Preheat the oven to 450 degrees.


Heat a few tablespoons of vegetable oil over high heat until it's shimmery. Then turn off the heat and drop in several whole sage leaves. Give them a stir and when the sizzling slows and the leaves turn dark green (about 20-30 seconds), transfer them with a spider skimmer to a paper towel-lined plate and set aside until we're ready to top the pizza.


Lightly oil a sheet pan with olive oil and stretch or lay your dough onto the pan. Drizzle some olive oil on the dough and use a brush to spread the oil to cover the dough.


Top the olive oil with a grated low-moisture mozzarella.


Arrange the Asian pear slices on the pizza in a circular pattern so every slice will be covered with the fruit.


Tear each slice of prosciutto roughly into two pieces and lay the slices outward from the center of the pizza. You can imagine each slice of pizza with its own strip of prosciutto. Let the slices fold a little to create texture. Use about 3/4 of the 8-ounce prosciutto package.


Lay the long strips of brie outward from the center – again imagining each slice of pizza will have its own strip of brie.
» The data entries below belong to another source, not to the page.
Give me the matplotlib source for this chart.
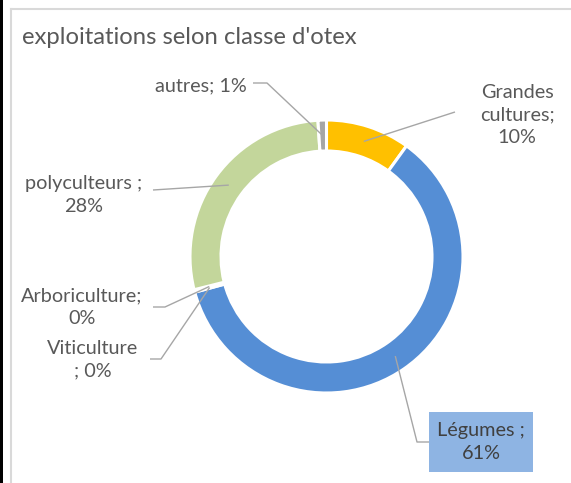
import matplotlib
matplotlib.use("Agg")
import matplotlib.pyplot as plt
import numpy as np
from matplotlib.patches import Rectangle

# ---- data ----
title = "exploitations selon classe d'otex"
categories = ["Grandes cultures", "Légumes", "Viticulture", "Arboriculture", "polyculteurs", "autres"]
values = [10, 61, 0.15, 0.15, 28, 1]
label_names = ["Grandes\ncultures;", "Légumes ;", "Viticulture\n;", "Arboriculture;", "polyculteurs ;", "autres;"]
label_seps = ["\n", "\n", " ", "\n", "\n", " "]
colors = ["#FFC000", "#558ED5", "#558ED5", "#C3D69B", "#C3D69B", "#A6A6A6"]

# ---- layout (image pixel coordinates) ----
W, H = 571, 483
center = (326.5, 256.5)
r_out = 136.5
ring_w = 31
label_pos = [(517, 115), (481, 442), (93, 360), (82, 307), (84, 195), (201, 86)]
leader_pts = [
    [(455, 112)],
    [(429, 442), (417, 442)],
    [(150, 359), (161, 359)],
    [(153, 307), (165, 307)],
    [(153, 190)],
    [(253, 83), (267, 83)],
]
text_col = "#595959"
line_col = "#A6A6A6"
font = "Lato"
plt.rcParams['font.family'] = [font, 'DejaVu Sans']

fig = plt.figure(figsize=(W / 100, H / 100), dpi=100)
ax = fig.add_axes([0, 0, 1, 1])
wedges, _ = ax.pie(values, colors=colors, startangle=-90, counterclock=True,
                   radius=r_out, center=center,
                   wedgeprops=dict(width=ring_w, edgecolor="white", linewidth=2.2))
ax.set_xlim(0, W)
ax.set_ylim(H, 0)
ax.set_aspect("equal")
ax.axis("off")

total = sum(values)
for i, w in enumerate(wedges):
    mid = np.deg2rad((w.theta1 + w.theta2) / 2)
    rm = r_out - ring_w / 2
    anchor = (center[0] + rm * np.cos(mid), center[1] + rm * np.sin(mid))
    pts = leader_pts[i] + [anchor]
    xs = [p[0] for p in pts]
    ys = [p[1] for p in pts]
    ax.plot(xs, ys, color=line_col, lw=1.0, solid_capstyle="butt")
    pct = round(values[i] / total * 100)
    txt = f"{label_names[i]}{label_seps[i]}{pct}%"
    col = "#404040" if i == 1 else text_col
    ax.text(label_pos[i][0], label_pos[i][1], txt, ha="center", va="center",
            fontsize=14.3, color=col, linespacing=1.38, zorder=5)

# Légumes box
ax.add_patch(Rectangle((429, 412), 104, 60, facecolor="#8EB4E3", edgecolor="none", zorder=4))

# frame
ax.plot([10.5, W], [8.5, 8.5], color="#D9D9D9", lw=1.5, zorder=1)
ax.plot([10.5, 10.5], [8.5, H], color="#D9D9D9", lw=1.5, zorder=1)
ax.add_patch(Rectangle((0, 0), 3, H, facecolor="black", edgecolor="none"))

ax.text(22, 44, title, ha="left", va="baseline", fontsize=17.2, color=text_col)

fig.savefig("out.png", dpi=100)
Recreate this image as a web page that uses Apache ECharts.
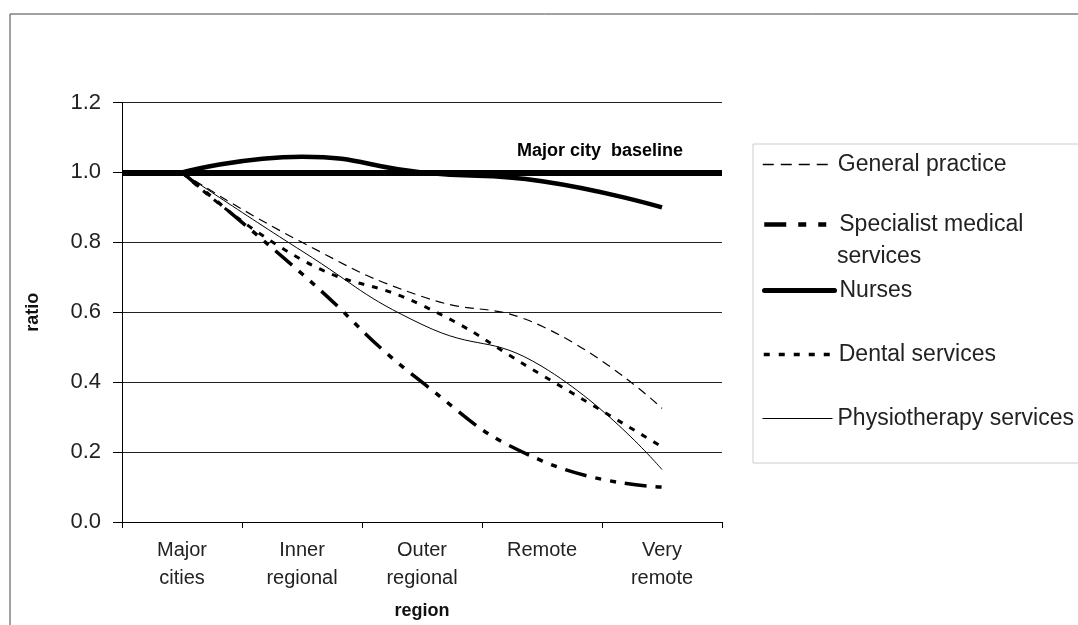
<!DOCTYPE html>
<html><head><meta charset="utf-8">
<script src="https://cdn.jsdelivr.net/npm/echarts@6/dist/echarts.min.js"></script>
<style>html,body{margin:0;padding:0;background:#fff}#c{width:1078px;height:625px}</style>
</head><body><div id="c"></div>
<script>
const categories = ['Major\ncities', 'Inner\nregional', 'Outer\nregional', 'Remote', 'Very\nremote'];
const generalPractice = [1.0, 0.80, 0.645, 0.56, 0.325];
const specialist = [1.0, 0.71, 0.40, 0.175, 0.10];
const nurses = [1.0, 1.045, 1.0, 0.975, 0.90];
const dental = [1.0, 0.75, 0.62, 0.42, 0.215];
const physio = [1.0, 0.775, 0.565, 0.445, 0.15];
const baseline = 1.0;
const yTicks = [0, 1.2, 0.2];

const FONT = 'Liberation Sans, Arial, sans-serif';
const names = ['General practice', 'Specialist medical', 'Nurses', 'Dental services', 'Physiotherapy services'];
const seriesData = [generalPractice, specialist, nurses, dental, physio];
const plotStyles = [
  { width: 1.2, type: [9, 6] },
  { width: 3.5, type: [22, 9, 6, 9, 6, 9] },
  { width: 4.5, type: 'solid' },
  { width: 3, type: [6, 8] },
  { width: 1, type: 'solid' }
];
const legendStyles = [
  { width: 1.5, type: [11, 7] },
  { width: 4.5, type: [22, 12, 8, 12, 8, 8] },
  { width: 5, type: 'solid', cap: 'round' },
  { width: 3.5, type: [6, 9] },
  { width: 1, type: 'solid' }
];
const legendCenters = [166, 226, 292, 356, 420];

const chart = echarts.init(document.getElementById('c'));
const legends = names.map((n, i) => ({
  data: [n], left: 762, top: legendCenters[i] - 13, itemWidth: 70, itemHeight: 26,
  selectedMode: false, itemGap: 0, padding: 0,
  itemStyle: { opacity: 0 },
  lineStyle: Object.assign({ color: '#000', cap: 'butt' }, legendStyles[i]),
  textStyle: { fontFamily: FONT, fontSize: 23, color: '#222' }
}));

const series = names.map((n, i) => ({
  name: n, type: 'line', data: seriesData[i], smooth: 0.5, symbol: 'none', silent: true,
  lineStyle: Object.assign({ color: '#000', cap: 'butt' }, plotStyles[i]), itemStyle: { color: '#000' }
}));
series[2].markLine = {
  silent: true, symbol: 'none',
  lineStyle: { color: '#000', width: 6, type: 'solid' },
  label: { show: true, position: 'insideEndTop', formatter: 'Major city  baseline', distance: [39, 12],
    fontFamily: FONT, fontSize: 18, fontWeight: 'bold', color: '#000' },
  data: [{ yAxis: baseline }]
};

chart.setOption({
  animation: false,
  backgroundColor: '#fff',
  grid: { left: 122, right: 356, top: 102.5, bottom: 102 },
  legend: legends,
  graphic: [
    { type: 'rect', shape: { x: 10, y: 14, width: 1200, height: 800 }, style: { fill: 'none', stroke: '#444', lineWidth: 1 }, silent: true, z: -10 },
    { type: 'rect', shape: { x: 753, y: 144, width: 400, height: 319 }, style: { fill: 'none', stroke: '#ccc', lineWidth: 1 }, silent: true },
    { type: 'text', x: 837, y: 257, style: { text: 'services', fontFamily: FONT, fontSize: 23, fill: '#222', verticalAlign: 'middle' } }
  ],
  xAxis: {
    type: 'category', data: categories, boundaryGap: true,
    name: 'region', nameLocation: 'middle', nameGap: 80,
    nameTextStyle: { fontFamily: FONT, fontSize: 18, fontWeight: 'bold', color: '#111' },
    axisLine: { lineStyle: { color: '#000', width: 1 } },
    axisTick: { show: true, length: 6, lineStyle: { color: '#000' }, alignWithLabel: false },
    axisLabel: { fontFamily: FONT, fontSize: 20, color: '#222', lineHeight: 28, margin: 14 }
  },
  yAxis: {
    type: 'value', min: yTicks[0], max: yTicks[1], interval: yTicks[2],
    name: 'ratio', nameLocation: 'middle', nameGap: 80, nameRotate: 90,
    nameTextStyle: { fontFamily: FONT, fontSize: 18, fontWeight: 'bold', color: '#111' },
    axisLine: { show: true, lineStyle: { color: '#000', width: 1 } },
    axisTick: { show: true, length: 9, lineStyle: { color: '#000' } },
    axisLabel: { fontFamily: FONT, fontSize: 22, color: '#222', margin: 21, formatter: v => v.toFixed(1) },
    splitLine: { lineStyle: { color: '#222', width: 1 } }
  },
  series
});
</script></body></html>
Use about 3/4 of the brie half.


Then top with remaining prosciutto; finally top that with the remaining brie.


Bake the pizza for 15-20 minutes, until the brie is melted, the prosciutto begins to crisp up and the crust is golden. When it comes out of the oven, slide the pizza on a wire rack to keep the bottom crisp while it cools.


Top the pizza with the fried sage leaves, slice and serve!